— Вы так ненавидите старика Джозефа? Он отомстит.
Моретти поднял правый уголок рта в гадливой усмешке, покачал головой, словно я сказал несусветную чушь.
— Ничего он не сделает. Этот старый мудак давно съел свои зубы. Нечего было совать свой длинный нос в наши дела. Имей в виду, Стэнли, не вздумай нас одурачить и покончить с собой, а перед этим сжечь материалы. Этим ты никак не улучшишь участь Элизабет Шепард.
Захотелось бросить ему в лицо, что я — не Кристофер Стэнли, а журналист из Москвы двадцать первого века и мне нет никакого дела до проблем Голливуда с его суперзвёздами-наркоманами. И мне глубоко плевать на тёмные делишки, которые обделывает втихаря компания Ллойда Джонса. Элизабет — не моя невеста, а Франко вовсе не друг. Но я ощутил себя так паршиво, как никогда. В голове вновь застучали громко и болезненно молоточки. Я так сжился с телом Стэнли, его проблемами, его друзьями и врагами, что не мог его предать.
— Я могу попрощаться с Лиз?
— С Лиз? — Моретти вытянул губы трубочкой и свёл вместе густые брови. — Можешь, конечно. Хотя ты увидишь её прямо завтра. Вернее, уже сегодня. Мои люди доставят тебя в клинику. Ты возьмёшь документы и привезёшь их мне. Обратно уедешь уже со своей невестой. И твои злоключения закончатся. Кстати, ты также можешь проститься и со своим другом Франко. Его похоронят в семейном склепе. Со всеми почестями. Он в часовне.
За розовеющем в рассветных лучах особняке, среди объятых багряным буйством осени платанов и клёнов, просвечивала часовня из белого камня. Я прошёл по дорожке, выложенной бежевыми плитами, и оказался у полуоткрытой двери. Пахнуло плавящимся воском больших красных свечей у алтаря, и сердце сжалось в тоске. Хотя само помещение не вызывало таких грустных мыслей. Сквозь витражи в стрельчатых окнах, изображавших Иисуса, деву Марию и апостолов, струился солнечный свет, ложился золотистым покрывалом на выложенную чёрно-белой плиткой дорожку, ведущую к алтарю, и два ряда кресел, обитых бордовым бархатом. В самом верху, у потолка на стене светло и радостно улыбалась Мадонна или дева Мария.
Но уныние вызывал длинный гроб из полированного красного дерева, стоящий тут же у алтаря. С открытой над лицом крышкой, которое прикрывала ажурная ткань, но меньше всего мне хотелось видеть сейчас его.
Медленно и печально плыли звуки автоматического клавесина, вызывая тошнотворное чувство безысходной потери чего-то очень важного в моей жизни.

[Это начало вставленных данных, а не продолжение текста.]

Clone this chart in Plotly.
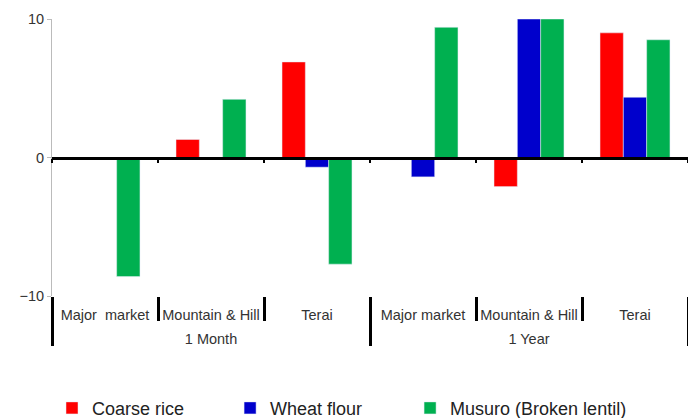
import plotly.graph_objects as go

regions = ["Major  market", "Mountain & Hill", "Terai", "Major market", "Mountain & Hill", "Terai"]
periods = ["1 Month", "1 Year"]
coarse_rice = [None, 1.3, 6.9, -0.15, -2.1, 9.0]
wheat_flour = [None, None, -0.7, -1.4, 10.0, 4.35]
musuro = [-8.6, 4.2, -7.7, 9.4, 10.0, 8.5]
y_ticks = [-10, 0, 10]

pos = list(range(len(regions)))
bounds = [i + 0.5 for i in range(-1, len(regions))]
period_centers = [1, 4]
period_bounds = [-0.5, 2.5, 5.5]
xr = [-0.5, len(regions) - 0.5]

fig = go.Figure()
fig.add_bar(x=pos, y=coarse_rice, name="Coarse rice", marker_color="#ff0000", legend="legend")
fig.add_bar(x=pos, y=wheat_flour, name="Wheat flour", marker_color="#0000cc", legend="legend2")
fig.add_bar(x=pos, y=musuro, name="Musuro (Broken lentil)", marker_color="#00b050", legend="legend3")
# empty traces so the helper axes get drawn
fig.add_scatter(x=[], y=[], xaxis="x2", showlegend=False)
fig.add_scatter(x=[], y=[], xaxis="x3", showlegend=False)

leg = dict(orientation="h", xanchor="left", y=-0.405, yanchor="middle",
           font=dict(size=18, color="#222222"), bgcolor="rgba(0,0,0,0)")

# page body has an 8px margin, so the figure is 8px smaller than the window
fig.update_layout(
    width=688, height=410,
    margin=dict(l=44, r=8, t=11, b=122, autoexpand=False),
    paper_bgcolor="white", plot_bgcolor="white",
    barmode="group", bargap=0.34, bargroupgap=0,
    font=dict(family="Liberation Sans, Arial", color="#333333"),
    legend=dict(leg, x=0.0),
    legend2=dict(leg, x=0.28),
    legend3=dict(leg, x=0.563),
    showlegend=True,
    xaxis=dict(
        range=xr, tickvals=pos, ticktext=regions, showline=False, showgrid=False,
        zeroline=False, ticks="outside", ticklen=6, tickcolor="rgba(0,0,0,0)",
        tickfont=dict(size=14.5, color="#333333"),
        minor=dict(tickmode="array", tickvals=bounds, ticks="outside", ticklen=24,
                   tickwidth=3, tickcolor="black", showgrid=False),
    ),
    xaxis2=dict(
        overlaying="x", matches="x", anchor="free", position=0.5, range=xr,
        showline=True, linecolor="black", linewidth=2.5, showgrid=False, zeroline=False,
        tickvals=bounds, ticks="outside", ticklen=4, tickwidth=2, tickcolor="black",
        showticklabels=False,
    ),
    xaxis3=dict(
        overlaying="x", matches="x", anchor="y", side="bottom", range=xr,
        showline=False, showgrid=False, zeroline=False,
        tickvals=period_centers, ticktext=periods, ticks="outside", ticklen=30,
        tickcolor="rgba(0,0,0,0)", tickfont=dict(size=14.5, color="#333333"),
        minor=dict(tickmode="array", tickvals=period_bounds, ticks="outside", ticklen=49,
                   tickwidth=3, tickcolor="black", showgrid=False),
    ),
    yaxis=dict(
        range=[-10, 10], tickvals=y_ticks, ticks="outside", ticklen=4, tickcolor="#bbbbbb",
        showline=True, linecolor="#bbbbbb", linewidth=1, showgrid=False, zeroline=False,
        tickfont=dict(size=14.5, color="#333333"),
    ),
)
fig.write_html("out.html")
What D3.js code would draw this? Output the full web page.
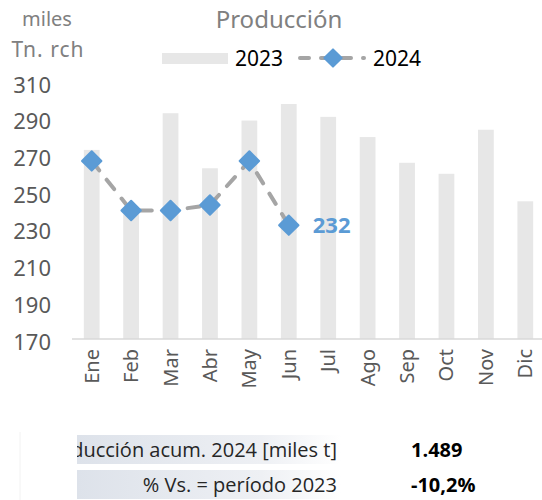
<!DOCTYPE html>
<html>
    <head>
        <meta http-equiv="Content-Type" content="text/html; charset=UTF-8">
        <script src="https://d3js.org/d3.v7.min.js"></script>
        <style>
            html, body {
                margin: 0;
                padding: 0;
                background-color: white;
            }
            svg {
                display: block;
                font-family: 'Noto Sans', sans-serif;
            }
        </style>
        <title>Producción</title>
    </head>
    <body>
        <script>
            // data
            var months = ["Ene", "Feb", "Mar", "Abr", "May", "Jun", "Jul", "Ago", "Sep", "Oct", "Nov", "Dic"];
            var prod2023 = [273, 238, 293, 263, 289, 298, 291, 280, 266, 260, 284, 245];
            var prod2024 = [267, 240, 240, 243, 267, 232];
            var yTicks = [170, 190, 210, 230, 250, 270, 290, 310];
            var tableLabels = ["Producción acum. 2024 [miles t]", "% Vs. = período 2023"];
            var tableValues = ["1.489", "-10,2%"];

            var ww = 542, hh = 500;
            var svg = d3.select("body").append("svg").attr("width", ww).attr("height", hh);

            var x = d3.scaleBand().domain(months).range([72, 545]).paddingInner(0.6).paddingOuter(0.3);
            var y = d3.scaleLinear().domain([170, 310]).range([339, 82]);

            // bars 2023
            svg.append("g").selectAll("rect").data(prod2023).enter().append("rect")
                .attr("x", function(d, i) { return x(months[i]); })
                .attr("y", function(d) { return y(d); })
                .attr("width", x.bandwidth())
                .attr("height", function(d) { return y(170) - y(d); })
                .style("fill", "#e7e7e7");

            // baseline
            svg.append("line").attr("x1", 72).attr("x2", ww).attr("y1", y(170)).attr("y2", y(170))
                .style("stroke", "#d9d9d9").style("stroke-width", 1.5);

            // y axis labels
            var yAxis = d3.axisLeft(y).tickValues(yTicks).tickSize(0).tickPadding(0);
            var gy = svg.append("g").attr("transform", "translate(51,3)").call(yAxis);
            gy.select(".domain").remove();
            gy.selectAll("text").style("font-size", "22px").style("fill", "#595959")
                .style("font-family", "'Noto Sans', sans-serif");

            // x axis labels, rotated
            var xAxis = d3.axisBottom(x).tickSize(0).tickPadding(0);
            var gx = svg.append("g").attr("transform", "translate(0,349)").call(xAxis);
            gx.select(".domain").remove();
            gx.selectAll("text")
                .style("font-size", "20px").style("fill", "#595959")
                .style("font-family", "'Noto Sans', sans-serif")
                .attr("text-anchor", "end")
                .attr("dy", "0.35em")
                .attr("y", 0)
                .attr("transform", "rotate(-90)");

            // 2024 line
            var cx = function(d, i) { return x(months[i]) + x.bandwidth() / 2; };
            var line = d3.line().x(cx).y(function(d) { return y(d); });
            svg.append("path").datum(prod2024).attr("d", line)
                .style("fill", "none").style("stroke", "#a5a5a5").style("stroke-width", 4)
                .style("stroke-dasharray", "12,12").style("stroke-linecap", "round");

            var diamond = d3.symbol().type(d3.symbolDiamond2).size(240);
            svg.append("g").selectAll("path").data(prod2024).enter().append("path")
                .attr("d", diamond)
                .attr("transform", function(d, i) { return "translate(" + cx(d, i) + "," + y(d) + ")"; })
                .style("fill", "#5b9bd5").style("stroke", "#5b9bd5").style("stroke-width", 2).style("stroke-linejoin", "round");

            var last = prod2024.length - 1;
            svg.append("text").attr("x", cx(null, last) + 24).attr("y", y(prod2024[last]) + 8)
                .text(prod2024[last])
                .style("font-size", "22px").style("font-weight", "bold").style("fill", "#5b9bd5");

            // titles
            svg.append("text").attr("x", 279).attr("y", 28).attr("text-anchor", "middle").text("Producción")
                .style("font-size", "24px").style("fill", "#808080");
            svg.append("text").attr("x", 47).attr("y", 26).attr("text-anchor", "middle").text("miles")
                .style("font-size", "20px").style("fill", "#808080");
            svg.append("text").attr("x", 48).attr("y", 57).attr("text-anchor", "middle").text("Tn. rch")
                .style("font-size", "21px").style("fill", "#808080").style("letter-spacing", "1px");

            // legend
            svg.append("rect").attr("x", 162).attr("y", 53).attr("width", 66).attr("height", 11).style("fill", "#e7e7e7");
            svg.append("text").attr("x", 235).attr("y", 66).text("2023").style("font-size", "21px").style("fill", "#000");
            svg.append("line").attr("x1", 300).attr("x2", 364).attr("y1", 58).attr("y2", 58)
                .style("stroke", "#a5a5a5").style("stroke-width", 4)
                .style("stroke-dasharray", "9,12").style("stroke-linecap", "round");
            svg.append("path").attr("d", d3.symbol().type(d3.symbolDiamond2).size(190)).attr("transform", "translate(333,58)")
                .style("fill", "#5b9bd5").style("stroke", "#5b9bd5").style("stroke-width", 2).style("stroke-linejoin", "round");
            svg.append("text").attr("x", 373).attr("y", 66).text("2024").style("font-size", "21px").style("fill", "#000");

            // summary table
            var grad = svg.append("defs").append("linearGradient").attr("id", "rowg")
                .attr("x1", "0%").attr("x2", "100%").attr("y1", "0%").attr("y2", "0%");
            grad.append("stop").attr("offset", "0%").attr("stop-color", "#dde2ea");
            grad.append("stop").attr("offset", "70%").attr("stop-color", "#eef0f4");
            grad.append("stop").attr("offset", "100%").attr("stop-color", "#ffffff");

            svg.append("line").attr("x1", 20).attr("x2", 20).attr("y1", 432).attr("y2", 500)
                .style("stroke", "#f2f2f2").style("stroke-width", 1);

            var clip = svg.select("defs").append("clipPath").attr("id", "tclip");
            clip.append("rect").attr("x", 77).attr("y", 425).attr("width", 300).attr("height", 80);

            var rowsY = [435, 470];
            var rowH = 29;
            var tg = svg.append("g").attr("clip-path", "url(#tclip)");
            rowsY.forEach(function(ry, i) {
                tg.append("rect").attr("x", 77).attr("y", ry).attr("width", 264).attr("height", rowH).style("fill", "url(#rowg)");
            });
            tableLabels.forEach(function(t, i) {
                tg.append("text").attr("x", 337).attr("y", rowsY[i] + 22).attr("text-anchor", "end").text(t)
                    .style("font-size", "20px").style("fill", "#262626").style("font-family", "'Open Sans', sans-serif");
            });
            tableValues.forEach(function(v, i) {
                svg.append("text").attr("x", 411).attr("y", rowsY[i] + 22).text(v)
                    .style("font-size", "20px").style("font-weight", "bold").style("fill", "#000")
                    .style("font-family", "'Open Sans', sans-serif");
            });
        </script>
    </body>
</html>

На кресле у стены я заметил Лиз, чью болезненную бледность подчёркивал траур — чёрные брюки и пиджак, блузка из сиреневого шёлка. Я присел рядом и просто сжал Лиз руку. Она вздрогнула, медленно повернула ко мне голову, но смотрела сквозь меня, в глазах дрожали льдинками слезы. И меня вновь кольнула ревность — даже мёртвый, Франко пытался отнять у меня Лиз. И у меня не хватало мужества упрекнуть её в том, что она оплакивает мужчину, с которым могла изменять мне.